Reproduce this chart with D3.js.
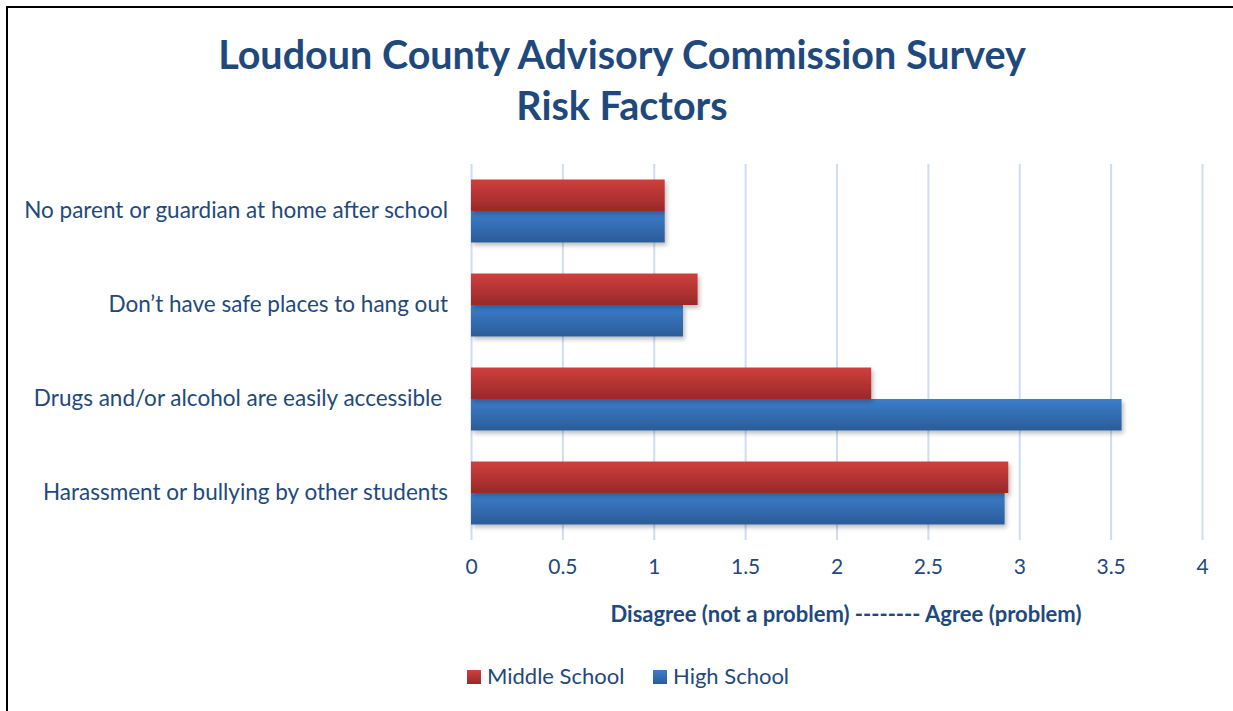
<!DOCTYPE html>
<html>
<head>
<meta charset="utf-8">
<script src="https://cdn.jsdelivr.net/npm/d3@7"></script>
<style>
  body { margin: 0; background: #fff; }
  svg text { font-family: Lato, "Open Sans", sans-serif; }
</style>
</head>
<body>
<div id="chart"></div>
<script>
// categories, top to bottom
const categories = [
  "No parent or guardian at home after school",
  "Don\u2019t have safe places to hang out",
  "Drugs and/or alcohol are easily accessible ",
  "Harassment or bullying by other students"
];
const seriesNames = ["Middle School", "High School"];
const middleSchool = [1.06, 1.24, 2.19, 2.94];
const highSchool = [1.06, 1.16, 3.56, 2.92];
const xTicks = [0, 0.5, 1, 1.5, 2, 2.5, 3, 3.5, 4];

const width = 1233;
const height = 711;
const textColor = "#1F497D";

const svg = d3.select("#chart").append("svg")
    .attr("width", width)
    .attr("height", height);

const defs = svg.append("defs");

// bar gradients (top to bottom)
const grads = [
  { id: "gradRed", top: "#D03F3C", bottom: "#98292A" },
  { id: "gradBlue", top: "#3C7DCC", bottom: "#2B5C98" }
];
grads.forEach(g => {
  const lg = defs.append("linearGradient")
      .attr("id", g.id)
      .attr("x1", 0).attr("y1", 0).attr("x2", 0).attr("y2", 1);
  lg.append("stop").attr("offset", "0%").attr("stop-color", g.top);
  lg.append("stop").attr("offset", "100%").attr("stop-color", g.bottom);
});

const shadow = defs.append("filter").attr("id", "shadow")
    .attr("x", "-5%").attr("y", "-20%").attr("width", "115%").attr("height", "160%");
shadow.append("feDropShadow")
    .attr("dx", 2).attr("dy", 3).attr("stdDeviation", 2)
    .attr("flood-color", "#000").attr("flood-opacity", 0.25);

// outer frame (runs off the right and bottom edges)
svg.append("rect")
    .attr("x", 7).attr("y", 7)
    .attr("width", width + 20).attr("height", height + 20)
    .attr("fill", "none")
    .attr("stroke", "#000")
    .attr("stroke-width", 2);

// title
const title = svg.append("text")
    .attr("text-anchor", "middle")
    .attr("fill", textColor)
    .attr("font-weight", "bold")
    .attr("font-size", 39.5);
title.append("tspan").attr("x", 622).attr("y", 69)
    .text("Loudoun County Advisory Commission Survey");
title.append("tspan").attr("x", 622).attr("y", 120)
    .text("Risk Factors");

const x = d3.scaleLinear()
    .domain([0, 4])
    .range([471, 1202]);

const y = d3.scaleBand()
    .domain(categories)
    .range([164, 540])
    .paddingInner(0.33)
    .paddingOuter(0.165);

const y1 = d3.scaleBand()
    .domain(seriesNames)
    .range([0, y.bandwidth()]);

// gridlines
svg.append("g")
    .attr("class", "gridlines")
    .attr("transform", "translate(0,540)")
    .call(d3.axisBottom(x).tickValues(xTicks).tickFormat("").tickSize(-376))
    .call(g => g.select(".domain").remove())
    .call(g => g.selectAll("line").attr("stroke", "#CEDDF1").attr("stroke-width", 2));

// x axis labels
svg.append("g")
    .attr("transform", "translate(0,540)")
    .call(d3.axisBottom(x).tickValues(xTicks).tickSize(0).tickPadding(19).tickFormat(d3.format("")))
    .call(g => g.select(".domain").remove())
    .call(g => g.selectAll("text")
        .attr("fill", textColor)
        .attr("font-size", 21)
        .style("font-family", "Lato, 'Open Sans', sans-serif"));

// y axis labels
svg.append("g")
    .attr("transform", "translate(448,0)")
    .call(d3.axisLeft(y).tickSize(0).tickPadding(0))
    .call(g => g.select(".domain").remove())
    .call(g => g.selectAll("text")
        .attr("fill", textColor)
        .attr("font-size", 22.5)
        .style("white-space", "pre")
        .style("font-family", "Lato, 'Open Sans', sans-serif"));

const rows = categories.map((c, i) => ({
  cat: c,
  values: [
    { series: seriesNames[0], value: middleSchool[i] },
    { series: seriesNames[1], value: highSchool[i] }
  ]
}));

const fills = { "Middle School": "url(#gradRed)", "High School": "url(#gradBlue)" };

// high school drawn first so the middle school bar sits above its shadow
const groups = svg.append("g").attr("class", "bars")
  .selectAll("g")
  .data(rows)
  .enter()
  .append("g")
  .attr("transform", d => `translate(0,${y(d.cat)})`);

groups.selectAll("rect")
  .data(d => d.values.slice().reverse())
  .enter()
  .append("rect")
  .attr("x", x(0))
  .attr("y", d => y1(d.series))
  .attr("width", d => x(d.value) - x(0))
  .attr("height", y1.bandwidth())
  .attr("fill", d => fills[d.series])
  .attr("filter", "url(#shadow)");

// x axis title
svg.append("text")
    .attr("x", 846).attr("y", 622)
    .attr("text-anchor", "middle")
    .attr("fill", textColor)
    .attr("font-weight", "bold")
    .attr("font-size", 22)
    .text("Disagree (not a problem) -------- Agree (problem)");

// legend
const legendItems = [
  { name: seriesNames[0], fill: "url(#gradRed)", x: 467 },
  { name: seriesNames[1], fill: "url(#gradBlue)", x: 653 }
];
const legend = svg.append("g").selectAll("g")
    .data(legendItems)
    .enter()
    .append("g")
    .attr("transform", d => `translate(${d.x},670)`);
legend.append("rect")
    .attr("width", 14).attr("height", 14)
    .attr("fill", d => d.fill);
legend.append("text")
    .attr("x", 20).attr("y", 14)
    .attr("fill", textColor)
    .attr("font-size", 22)
    .text(d => d.name);
</script>
</body>
</html>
**********
What is expected:
Without the pictures, write out the whole listing above exactly as it appears.

Correct answer:
Reproduce this chart with D3.js.
<!DOCTYPE html>
<html>
<head>
<meta charset="utf-8">
<script src="https://cdn.jsdelivr.net/npm/d3@7"></script>
<style>
  body { margin: 0; background: #fff; }
  svg text { font-family: Lato, "Open Sans", sans-serif; }
</style>
</head>
<body>
<div id="chart"></div>
<script>
// categories, top to bottom
const categories = [
  "No parent or guardian at home after school",
  "Don\u2019t have safe places to hang out",
  "Drugs and/or alcohol are easily accessible ",
  "Harassment or bullying by other students"
];
const seriesNames = ["Middle School", "High School"];
const middleSchool = [1.06, 1.24, 2.19, 2.94];
const highSchool = [1.06, 1.16, 3.56, 2.92];
const xTicks = [0, 0.5, 1, 1.5, 2, 2.5, 3, 3.5, 4];

const width = 1233;
const height = 711;
const textColor = "#1F497D";

const svg = d3.select("#chart").append("svg")
    .attr("width", width)
    .attr("height", height);

const defs = svg.append("defs");

// bar gradients (top to bottom)
const grads = [
  { id: "gradRed", top: "#D03F3C", bottom: "#98292A" },
  { id: "gradBlue", top: "#3C7DCC", bottom: "#2B5C98" }
];
grads.forEach(g => {
  const lg = defs.append("linearGradient")
      .attr("id", g.id)
      .attr("x1", 0).attr("y1", 0).attr("x2", 0).attr("y2", 1);
  lg.append("stop").attr("offset", "0%").attr("stop-color", g.top);
  lg.append("stop").attr("offset", "100%").attr("stop-color", g.bottom);
});

const shadow = defs.append("filter").attr("id", "shadow")
    .attr("x", "-5%").attr("y", "-20%").attr("width", "115%").attr("height", "160%");
shadow.append("feDropShadow")
    .attr("dx", 2).attr("dy", 3).attr("stdDeviation", 2)
    .attr("flood-color", "#000").attr("flood-opacity", 0.25);

// outer frame (runs off the right and bottom edges)
svg.append("rect")
    .attr("x", 7).attr("y", 7)
    .attr("width", width + 20).attr("height", height + 20)
    .attr("fill", "none")
    .attr("stroke", "#000")
    .attr("stroke-width", 2);

// title
const title = svg.append("text")
    .attr("text-anchor", "middle")
    .attr("fill", textColor)
    .attr("font-weight", "bold")
    .attr("font-size", 39.5);
title.append("tspan").attr("x", 622).attr("y", 69)
    .text("Loudoun County Advisory Commission Survey");
title.append("tspan").attr("x", 622).attr("y", 120)
    .text("Risk Factors");

const x = d3.scaleLinear()
    .domain([0, 4])
    .range([471, 1202]);

const y = d3.scaleBand()
    .domain(categories)
    .range([164, 540])
    .paddingInner(0.33)
    .paddingOuter(0.165);

const y1 = d3.scaleBand()
    .domain(seriesNames)
    .range([0, y.bandwidth()]);

// gridlines
svg.append("g")
    .attr("class", "gridlines")
    .attr("transform", "translate(0,540)")
    .call(d3.axisBottom(x).tickValues(xTicks).tickFormat("").tickSize(-376))
    .call(g => g.select(".domain").remove())
    .call(g => g.selectAll("line").attr("stroke", "#CEDDF1").attr("stroke-width", 2));

// x axis labels
svg.append("g")
    .attr("transform", "translate(0,540)")
    .call(d3.axisBottom(x).tickValues(xTicks).tickSize(0).tickPadding(19).tickFormat(d3.format("")))
    .call(g => g.select(".domain").remove())
    .call(g => g.selectAll("text")
        .attr("fill", textColor)
        .attr("font-size", 21)
        .style("font-family", "Lato, 'Open Sans', sans-serif"));

// y axis labels
svg.append("g")
    .attr("transform", "translate(448,0)")
    .call(d3.axisLeft(y).tickSize(0).tickPadding(0))
    .call(g => g.select(".domain").remove())
    .call(g => g.selectAll("text")
        .attr("fill", textColor)
        .attr("font-size", 22.5)
        .style("white-space", "pre")
        .style("font-family", "Lato, 'Open Sans', sans-serif"));

const rows = categories.map((c, i) => ({
  cat: c,
  values: [
    { series: seriesNames[0], value: middleSchool[i] },
    { series: seriesNames[1], value: highSchool[i] }
  ]
}));

const fills = { "Middle School": "url(#gradRed)", "High School": "url(#gradBlue)" };

// high school drawn first so the middle school bar sits above its shadow
const groups = svg.append("g").attr("class", "bars")
  .selectAll("g")
  .data(rows)
  .enter()
  .append("g")
  .attr("transform", d => `translate(0,${y(d.cat)})`);

groups.selectAll("rect")
  .data(d => d.values.slice().reverse())
  .enter()
  .append("rect")
  .attr("x", x(0))
  .attr("y", d => y1(d.series))
  .attr("width", d => x(d.value) - x(0))
  .attr("height", y1.bandwidth())
  .attr("fill", d => fills[d.series])
  .attr("filter", "url(#shadow)");

// x axis title
svg.append("text")
    .attr("x", 846).attr("y", 622)
    .attr("text-anchor", "middle")
    .attr("fill", textColor)
    .attr("font-weight", "bold")
    .attr("font-size", 22)
    .text("Disagree (not a problem) -------- Agree (problem)");

// legend
const legendItems = [
  { name: seriesNames[0], fill: "url(#gradRed)", x: 467 },
  { name: seriesNames[1], fill: "url(#gradBlue)", x: 653 }
];
const legend = svg.append("g").selectAll("g")
    .data(legendItems)
    .enter()
    .append("g")
    .attr("transform", d => `translate(${d.x},670)`);
legend.append("rect")
    .attr("width", 14).attr("height", 14)
    .attr("fill", d => d.fill);
legend.append("text")
    .attr("x", 20).attr("y", 14)
    .attr("fill", textColor)
    .attr("font-size", 22)
    .text(d => d.name);
</script>
</body>
</html>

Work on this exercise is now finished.